# headed to get the rebuild



## Brock42 (Dec 18, 2008)

well just got done loading up the brute getting ready to take it to mississipi tomorrow for a 840 bbk rebuild and whenever it is done im gonna take it straight to john cannon to get it tuned on a dyno and was wondering what i should be expecting after all is said and done will i notice a big difference over stock or not a whole lot of difference.its an 08 brute hmf slip on pc111 and vfj stage 3 clutch mod what you guys think


----------



## phreebsd (Dec 16, 2004)

i think yer gonna have a perma-chub!


----------



## Metal Man (Dec 17, 2008)

That bad boy ought to be a hand full :rockn:


----------



## Brock42 (Dec 18, 2008)

yeah thats what im hoping its gonna take a little bit to get it back but i cant wait just was wondering what differences i will see over stock


----------



## Polaris425 (Dec 16, 2004)

You will out run my arse by a long shot.............  I guess I'm going to have to save and step up now so I can keep up with you.


----------



## Metal Man (Dec 17, 2008)

Will the stock fuel injectors be able to keep up with that much motor?


----------



## Brock42 (Dec 18, 2008)

i have no clue im guessing they will have yall heard anything about these these motors needing bigger injectors


----------



## phreebsd (Dec 16, 2004)

haha gotta love jack black!


----------



## Brute650i (Dec 17, 2008)

Engie and Flynt have got the injector situation under control from what I have heard I know there are some 916 Efi's running around that have been built by fcp


----------



## Brock42 (Dec 18, 2008)

yeah the guy i dropped it off by today saaid **** get some new inkectors and some kind of module will have to be put on


----------



## Metal Man (Dec 17, 2008)

Thats good to know about the injectors.


----------



## DrillersGoDeeper (Jan 3, 2009)

That thing is gonna be wicked fast!! lol


----------



## Brute650i (Dec 17, 2008)

whos doing the work?


----------



## Polaris425 (Dec 16, 2004)

brute650i said:


> whos doing the work?


the mechanic that worked for Flynt.


----------



## Brute650i (Dec 17, 2008)

shane?


----------



## Polaris425 (Dec 16, 2004)

yep.


----------



## Brock42 (Dec 18, 2008)

yep some good ole boys down there said its gonna take a mininum of 3 weeks to get the cylinders back from getting bored then gonna get it out on the trail cant wait. try and get some vids of me and polaris racing


----------



## Polaris425 (Dec 16, 2004)

Brock42 said:


> try and get some vids of me and polaris racing


 Why me? Cant you out-run someone esle & just let me video   haha I'll do it, for comparison I guess. :rockn: I got a camera & tri-pod if we need it.


----------



## Brock42 (Dec 18, 2008)

heck im gonna race everybody i had a guy tell me he wants to race title for title i told him im not sure about that just yet i will never do that i dont think we will get some good vids for sure


----------



## Polaris425 (Dec 16, 2004)

who said that? Find out what he's got and tear his *** up, I could always use a back up bike!!! haha :rockn:


----------



## Brock42 (Dec 18, 2008)

its a yfz 450 to close to go putting the papers up but who knows might can hang with him gonna have to wait and see.


----------



## Polaris425 (Dec 16, 2004)

ah... tell him you race just for fun, that way, he wont feel like a dumbarse when you blow his plastic off.... :rockn:


----------



## Brute650i (Dec 17, 2008)

Brock42 said:


> its a yfz 450 to close to go putting the papers up but who knows might can hang with him gonna have to wait and see.

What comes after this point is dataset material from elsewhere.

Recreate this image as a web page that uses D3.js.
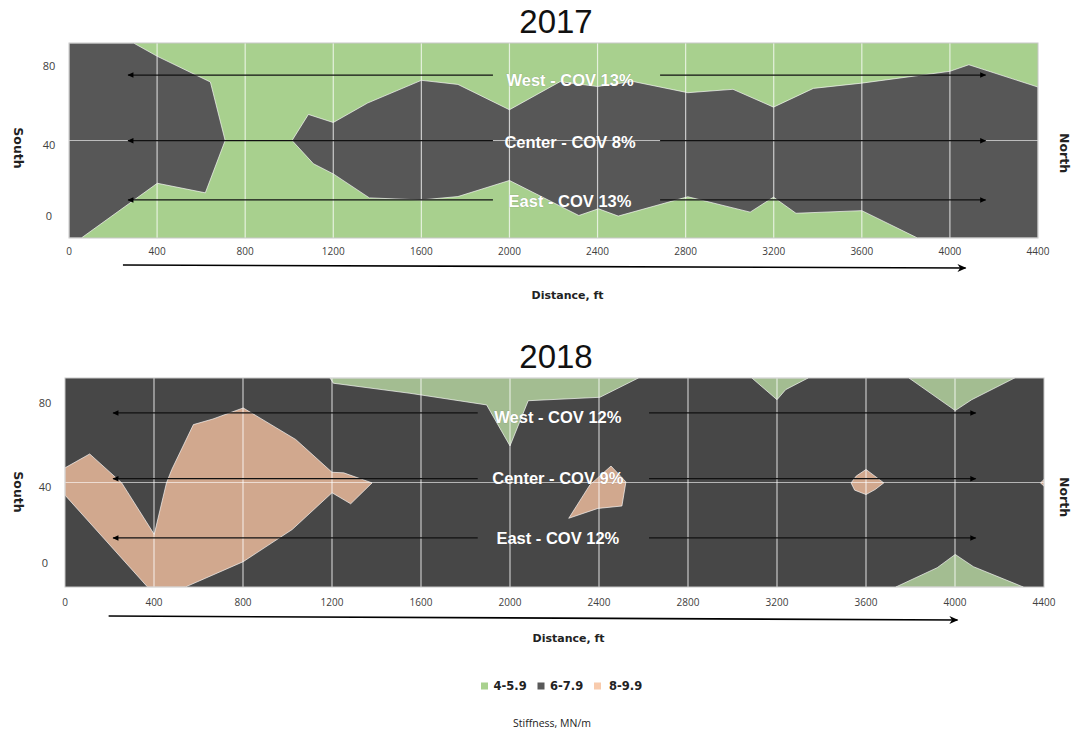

if the guy knows how to race it and im talking really know how to ride then it will be close 

but if he isnt that great or novice rider and you can get the take off good there is no reason you shouldnt win assuming he is mostly stock. and you have your clutch setup right.

Im with you someone with a little 90cc could want to race for titles and i prob still wouldnt do it for the reason of all the what ifs involved.

Im not sure how much faster yours will be than mine but it should be and if you have stage 3 clutch then you have no problem. If your into having a high top end but dont want vfj stage 3 hit me up with a pm i have a easy setup that should put you into low 80s with stock secondary cost about $1.50


----------



## Polaris425 (Dec 16, 2004)

he already has VFJ done, and I want the PM for $1.50


----------



## Brute650i (Dec 17, 2008)

Ill post it here and then copy it over into how to section later with pics but go to any hardware store and buy a pack of washers they are about the same size as a penny (diameter and thickness) and i forgot what size hole but you need to be able to fit the bolts that hold the cover on through them. when you take the cover off put a washer on each bolt between the cover and the clutch reinstall the cover and thats it.

with my motor mods, pink primary, stock secondary, big gun exhaust, and dyna cdi. i hit 80 and let off it probably had one or 2 left in it just didnt feel like having those rpms stay up there for that long as 80 is plenty fast and whats 1 or 2 mph when your already doing 80.

With stock cdi and all the other mods with me and my girl on there (250 lbs total maybe more) i hit 75



Background of how this works. Without the washers there the cover hits the spider before the clutch sheaves ever bottom out. By putting these washers in there you are basically achieving the same affect as you would from a dalton cover - the lighter weight of the cover. With the washers the sheaves will come all the way together. it doesnt seem like much but i have not heard of anyone with a stock clutch do 80 on a brute. Almost30s has vfj stage 3 and i was right with him on top end. The stage three though is better than this mod because you get increased gas mileage and effectivley lower rpms at any givin speed. I was told that on average the stage 3 offers 3 tenths in 300' and +12 mph. He also said the with his clutch you would use the same power to get to 67 as you did getting to 45 stock.


----------



## Polaris425 (Dec 16, 2004)

Are you talking about the primary clutch cover plate? Like, put washers behind the primary clutch cover?


----------



## phreebsd (Dec 16, 2004)

ok.. yer talking about the bolts you take off on the primary to put in a new spring?


----------



## Brute650i (Dec 17, 2008)

Yep ill take pics tonight. Your just spacing the primary spring cover out


----------